One nice New Year's Day ritual is the Watching Of Harry Potter and the Sorceror's Stone (or Philosopher's Stone). It has a glorious Christmassy feel, all overeating and imaginary schooldays in front of dorm room fires, with dragons and dwarfs and stuff. But it is getting on a bit now and so, although we watched HPSS, we actually listened to Wizard People Dear Reader.
If you don't have a copy - and you well might, as it was first released four years ago - Wizard People Dear Reader is an alternative soundtrack for the movie. Completely unauthorized, it is available to buy as CDs or to download, or just as a streaming audio. You cue up the soundtrack with the movie (on mute, of course) and listen to a whole new story.
The author of WPDR is Brad Neely, a story teller who reminds me very strongly of the psychedelic, surreal Captain Beefheart on a roll with the Mothers of Invention. Of course you don't get the Mothers with this soundtrack, but instead you have the rich visuals of HPSS. As the story unfolds on screen, Neely gives a reading which is not-quite the same story featuring not-quite the same characters.

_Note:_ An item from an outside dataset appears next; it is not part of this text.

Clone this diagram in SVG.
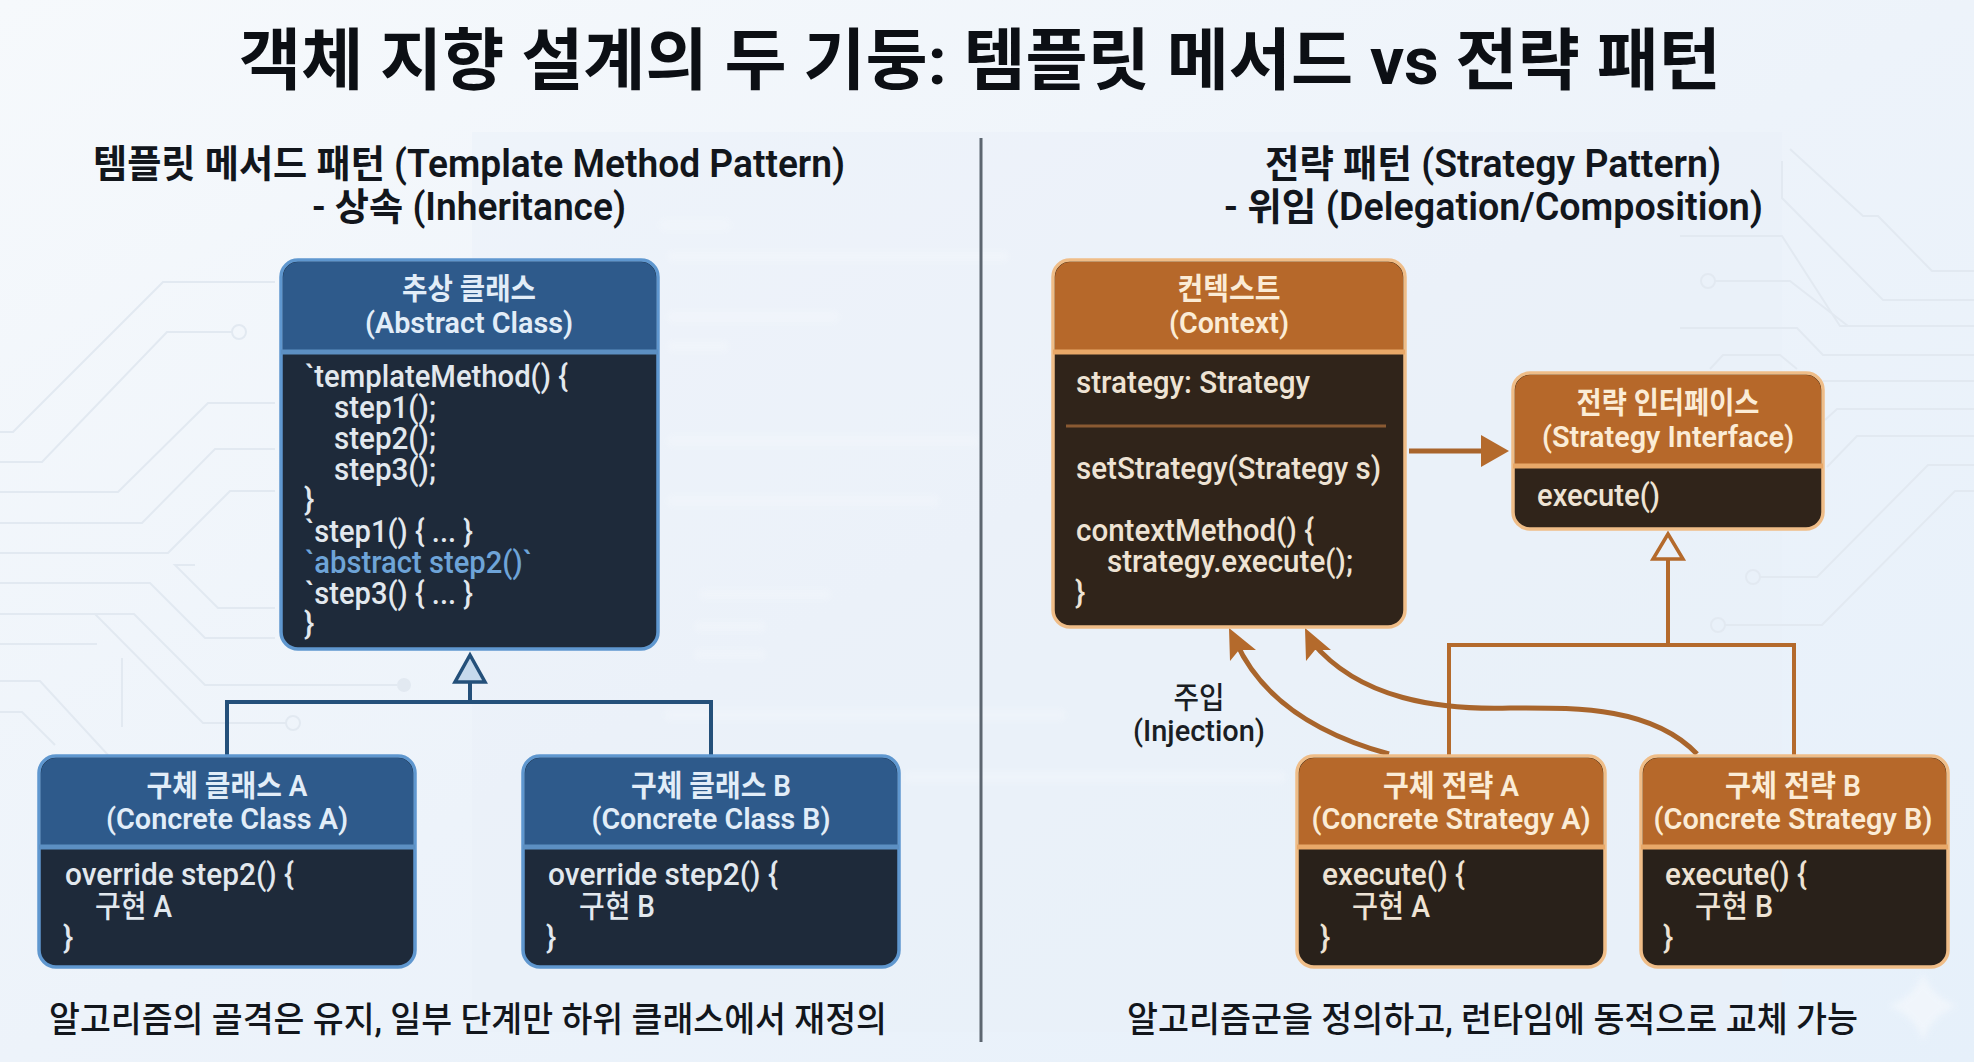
<svg xmlns="http://www.w3.org/2000/svg" width="1974" height="1062" viewBox="0 0 1974 1062">
<style>
text{font-family:Roboto,"Noto Sans CJK KR",sans-serif;}
.title{font-size:67px;font-weight:700;fill:#0c0f14;text-anchor:middle;}
.sub{font-size:38px;font-weight:600;fill:#12161c;}
.cap{font-size:35px;font-weight:500;fill:#12161c;}
.lab{font-size:30px;font-weight:500;fill:#1a1e24;text-anchor:middle;}
.hb{font-size:30px;font-weight:600;fill:#e2edf8;text-anchor:middle;}
.ho{font-size:30px;font-weight:600;fill:#fbecd6;text-anchor:middle;}
.cb{font-size:31px;font-weight:500;fill:#e2e8ee;}
.co{font-size:31px;font-weight:500;fill:#eee3d4;}
.abs{fill:#6ea4d8;}
.blue .frame{fill:#1e2a3a;stroke:#5f97cf;stroke-width:3.500;}
.blue .head{fill:#2e5a8b;}
.blue .div{stroke:#5c8fc2;stroke-width:5;}
.org .frame{fill:#30241a;stroke:#efbd88;stroke-width:3.500;}
.org .head{fill:#b6682a;}
.org .div{stroke:#e8a868;stroke-width:5;}
.org .dark{fill:#29211a;}
.trace{fill:none;stroke:#e2e9f1;stroke-width:2;}
.ghost{fill:#ffffff;opacity:.22;}
.cblue{fill:none;stroke:#24507a;stroke-width:4;}
.corg{fill:none;stroke:#b46a2c;stroke-width:4;}
.corgc{fill:none;stroke:#a9652c;stroke-width:5;}
</style>
<defs>
<linearGradient id="bg" x1="0" y1="0" x2="1" y2="1"><stop offset="0" stop-color="#f6f9fc"/><stop offset=".5" stop-color="#edf3fa"/><stop offset="1" stop-color="#e6f0fa"/></linearGradient>
<filter id="bl"><feGaussianBlur stdDeviation="3"/></filter>
</defs>
<rect width="1974" height="1062" fill="url(#bg)"/>
<rect x="472" y="132" width="1310" height="900" fill="#e8f0f8" opacity=".45"/>
<g id="background-traces" class="trace">
<path d="M0 432H13L163 282H275M0 462H42L167 332H232M0 492H118L208 403H275M0 523H142L215 449H275M0 553H168L230 491H275M0 583H150L205 638H275M0 614H134L205 685H397M95 614L203 723H286M195 565H175L218 608H275M0 644H97M122 658V727M0 681H40L108 755M0 712H22L55 745"/>
<circle cx="239" cy="332" r="7"/><circle cx="293" cy="723" r="7"/>
<circle cx="404" cy="685" r="6" fill="#e2e9f1"/>
<path d="M1790 149L1863 216H1878L1932 271H1974M1782 161V198L1883 300H1974M1680 236H1782L1840 326H1974M1715 281H1790L1848 326M1680 328H1797L1823 355H1974M1710 369L1723 355H1780L1797 369M1823 381H1974M1825 420L1837 409H1974M1827 467L1857 436H1974M1760 577H1817L1928 465H1974M1725 625H1822L1955 491H1974"/>
<circle cx="1708" cy="281" r="7"/><circle cx="1753" cy="577" r="7"/><circle cx="1718" cy="625" r="7"/>
</g>
<g id="background-ghost" class="ghost" filter="url(#bl)">
<rect x="660" y="220" width="70" height="10"/><rect x="668" y="252" width="340" height="9"/><rect x="668" y="312" width="170" height="10"/><rect x="668" y="342" width="60" height="9"/><rect x="668" y="436" width="310" height="10"/><rect x="668" y="496" width="270" height="10"/><rect x="700" y="590" width="130" height="9"/><rect x="695" y="622" width="70" height="9"/><rect x="695" y="650" width="70" height="9"/><rect x="665" y="710" width="400" height="10"/><rect x="905" y="772" width="380" height="10"/>
</g>
<path id="sparkle" d="M1923 972Q1930 996 1957 1006Q1930 1016 1923 1042Q1916 1016 1889 1006Q1916 996 1923 972Z" fill="#f3f7fc" filter="url(#bl)" opacity=".8"/>
<text class="title" x="980" y="84" textLength="1482" lengthAdjust="spacingAndGlyphs">객체 지향 설계의 두 기둥: 템플릿 메서드 vs 전략 패턴</text>
<text class="sub" x="93" y="177" textLength="752" lengthAdjust="spacingAndGlyphs">템플릿 메서드 패턴 (Template Method Pattern)</text>
<text class="sub" x="312" y="220" textLength="314" lengthAdjust="spacingAndGlyphs">- 상속 (Inheritance)</text>
<text class="sub" x="1265" y="177" textLength="456" lengthAdjust="spacingAndGlyphs">전략 패턴 (Strategy Pattern)</text>
<text class="sub" x="1224" y="220" textLength="539" lengthAdjust="spacingAndGlyphs">- 위임 (Delegation/Composition)</text>
<rect id="divider" x="979.500" y="138" width="3" height="904" fill="#5d6670"/>
<g id="connectors">
<path class="cblue" d="M227 755V702H711V755M470 702V682"/>
<path d="M470 655L485 682H455Z" fill="#c6d9ec" stroke="#24507a" stroke-width="3.500"/>
<path class="corg" d="M1449 755V645H1794V755M1668 645V559"/>
<path d="M1668 534L1683 559H1653Z" fill="#eaf1f9" stroke="#b46a2c" stroke-width="3.500"/>
<path class="corgc" d="M1409 451H1485"/>
<path d="M1509 451L1481 435V467Z" fill="#b46a2c"/>
<path class="corgc" d="M1389 754C1320 735 1262 700 1236 642"/>
<path d="M1229 628L1256 650L1239 650L1230 661Z" fill="#b46a2c"/>
<path class="corgc" d="M1697 754C1650 705 1570 708 1510 708C1440 710 1360 700 1312 642"/>
<path d="M1305 628L1331 650L1315 650L1306 661Z" fill="#b46a2c"/>
</g>
<g id="injection-label">
<text class="lab" x="1199" y="708" textLength="51" lengthAdjust="spacingAndGlyphs">주입</text>
<text class="lab" x="1199" y="741" textLength="132" lengthAdjust="spacingAndGlyphs">(Injection)</text>
</g>
<g id="abstract-class" class="blue">
<rect class="frame" x="281" y="260" width="377" height="389" rx="17"/>
<path class="head" d="M283 351V277A15 15 0 0 1 298 262H641A15 15 0 0 1 656 277V351Z"/>
<line class="div" x1="281" x2="658" y1="352" y2="352"/>
<text class="hb" x="469" y="299" textLength="134" lengthAdjust="spacingAndGlyphs">추상 클래스</text>
<text class="hb" x="469" y="333" textLength="208" lengthAdjust="spacingAndGlyphs">(Abstract Class)</text>
<text class="cb" x="305" y="387" textLength="263" lengthAdjust="spacingAndGlyphs">`templateMethod() {</text>
<text class="cb" x="334" y="418" textLength="102" lengthAdjust="spacingAndGlyphs">step1();</text>
<text class="cb" x="334" y="449" textLength="102" lengthAdjust="spacingAndGlyphs">step2();</text>
<text class="cb" x="334" y="480" textLength="102" lengthAdjust="spacingAndGlyphs">step3();</text>
<text class="cb" x="304" y="510">}</text>
<text class="cb" x="305" y="542" textLength="168" lengthAdjust="spacingAndGlyphs">`step1() { ... }</text>
<text class="cb abs" x="305" y="573" textLength="227" lengthAdjust="spacingAndGlyphs">`abstract step2()`</text>
<text class="cb" x="305" y="604" textLength="168" lengthAdjust="spacingAndGlyphs">`step3() { ... }</text>
<text class="cb" x="304" y="634">}</text>
</g>
<g id="concrete-class-a" class="blue">
<rect class="frame" x="39" y="756" width="376" height="211" rx="17"/>
<path class="head" d="M41 846V773A15 15 0 0 1 56 758H398A15 15 0 0 1 413 773V846Z"/>
<line class="div" x1="39" x2="415" y1="847" y2="847"/>
<text class="hb" x="227" y="796" textLength="161" lengthAdjust="spacingAndGlyphs">구체 클래스 A</text>
<text class="hb" x="227" y="829" textLength="242" lengthAdjust="spacingAndGlyphs">(Concrete Class A)</text>
<text class="cb" x="65" y="885" textLength="229" lengthAdjust="spacingAndGlyphs">override step2() {</text>
<text class="cb" x="95" y="917" textLength="77" lengthAdjust="spacingAndGlyphs">구현 A</text>
<text class="cb" x="63" y="948">}</text>
</g>
<g id="concrete-class-b" class="blue">
<rect class="frame" x="523" y="756" width="376" height="211" rx="17"/>
<path class="head" d="M525 846V773A15 15 0 0 1 540 758H882A15 15 0 0 1 897 773V846Z"/>
<line class="div" x1="523" x2="899" y1="847" y2="847"/>
<text class="hb" x="711" y="796" textLength="160" lengthAdjust="spacingAndGlyphs">구체 클래스 B</text>
<text class="hb" x="711" y="829" textLength="239" lengthAdjust="spacingAndGlyphs">(Concrete Class B)</text>
<text class="cb" x="548" y="885" textLength="230" lengthAdjust="spacingAndGlyphs">override step2() {</text>
<text class="cb" x="579" y="917" textLength="76" lengthAdjust="spacingAndGlyphs">구현 B</text>
<text class="cb" x="546" y="948">}</text>
</g>
<g id="context" class="org">
<rect class="frame" x="1053" y="260" width="352" height="367" rx="17"/>
<path class="head" d="M1055 351V277A15 15 0 0 1 1070 262H1388A15 15 0 0 1 1403 277V351Z"/>
<line class="div" x1="1053" x2="1405" y1="352" y2="352"/>
<line x1="1066" x2="1386" y1="426" y2="426" stroke="#8a5a32" stroke-width="3"/>
<text class="ho" x="1229" y="299" textLength="103" lengthAdjust="spacingAndGlyphs">컨텍스트</text>
<text class="ho" x="1229" y="333" textLength="120" lengthAdjust="spacingAndGlyphs">(Context)</text>
<text class="co" x="1076" y="393" textLength="234" lengthAdjust="spacingAndGlyphs">strategy: Strategy</text>
<text class="co" x="1076" y="479" textLength="305" lengthAdjust="spacingAndGlyphs">setStrategy(Strategy s)</text>
<text class="co" x="1076" y="541" textLength="238" lengthAdjust="spacingAndGlyphs">contextMethod() {</text>
<text class="co" x="1107" y="572" textLength="246" lengthAdjust="spacingAndGlyphs">strategy.execute();</text>
<text class="co" x="1075" y="603">}</text>
</g>
<g id="strategy-interface" class="org">
<rect class="frame" x="1513" y="373" width="310" height="156" rx="17"/>
<path class="head" d="M1515 465V390A15 15 0 0 1 1530 375H1806A15 15 0 0 1 1821 390V465Z"/>
<line class="div" x1="1513" x2="1823" y1="466" y2="466"/>
<text class="ho" x="1668" y="413" textLength="183" lengthAdjust="spacingAndGlyphs">전략 인터페이스</text>
<text class="ho" x="1668" y="447" textLength="252" lengthAdjust="spacingAndGlyphs">(Strategy Interface)</text>
<text class="co" x="1537" y="506" textLength="123" lengthAdjust="spacingAndGlyphs">execute()</text>
</g>
<g id="concrete-strategy-a" class="org">
<rect class="frame dark" x="1297" y="756" width="308" height="211" rx="17"/>
<path class="head" d="M1299 846V773A15 15 0 0 1 1314 758H1588A15 15 0 0 1 1603 773V846Z"/>
<line class="div" x1="1297" x2="1605" y1="847" y2="847"/>
<text class="ho" x="1451" y="796" textLength="136" lengthAdjust="spacingAndGlyphs">구체 전략 A</text>
<text class="ho" x="1451" y="829" textLength="279" lengthAdjust="spacingAndGlyphs">(Concrete Strategy A)</text>
<text class="co" x="1322" y="885" textLength="143" lengthAdjust="spacingAndGlyphs">execute() {</text>
<text class="co" x="1352" y="917" textLength="78" lengthAdjust="spacingAndGlyphs">구현 A</text>
<text class="co" x="1320" y="948">}</text>
</g>
<g id="concrete-strategy-b" class="org">
<rect class="frame dark" x="1641" y="756" width="307" height="211" rx="17"/>
<path class="head" d="M1643 846V773A15 15 0 0 1 1658 758H1931A15 15 0 0 1 1946 773V846Z"/>
<line class="div" x1="1641" x2="1948" y1="847" y2="847"/>
<text class="ho" x="1793" y="796" textLength="136" lengthAdjust="spacingAndGlyphs">구체 전략 B</text>
<text class="ho" x="1793" y="829" textLength="279" lengthAdjust="spacingAndGlyphs">(Concrete Strategy B)</text>
<text class="co" x="1665" y="885" textLength="142" lengthAdjust="spacingAndGlyphs">execute() {</text>
<text class="co" x="1695" y="917" textLength="78" lengthAdjust="spacingAndGlyphs">구현 B</text>
<text class="co" x="1663" y="948">}</text>
</g>
<text class="cap" x="49" y="1032" textLength="838" lengthAdjust="spacingAndGlyphs">알고리즘의 골격은 유지, 일부 단계만 하위 클래스에서 재정의</text>
<text class="cap" x="1127" y="1032" textLength="731" lengthAdjust="spacingAndGlyphs">알고리즘군을 정의하고, 런타임에 동적으로 교체 가능</text>
</svg>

The result is a hysterical tale of Harry Potter (the Beautiful Animal, the Destroyer of Worlds), Harmony (a hideous creature with her hair a mass of follicle sized serpents) and Ronnie (The Bear) Weasel, and their bid to outwit the vampire guy, Val-Mart (who is, of course, Harry's father).
I don't want to give away all the beautiful, outrageous descriptions and flights of fantasy. Wikipedia does, in its deadpan fashion, so if you like spoilers (or reminders) you can read them there. One of the descriptions that stuck in my mind was Professor Flitwick (Professor Ugnaught) described as looking like a happy pizza in a hen-house, covered in feathers and chicken sweat and greasy dust, a description that clicked with me. He does!
Although the tale itself is PG, the language is freighted with f-words, so it's not something you'd want to spring on the kids without reviewing it first. That's part of its charm - the use of a language that older American kids might use in a British Magical Boarding School is hilarious in itself.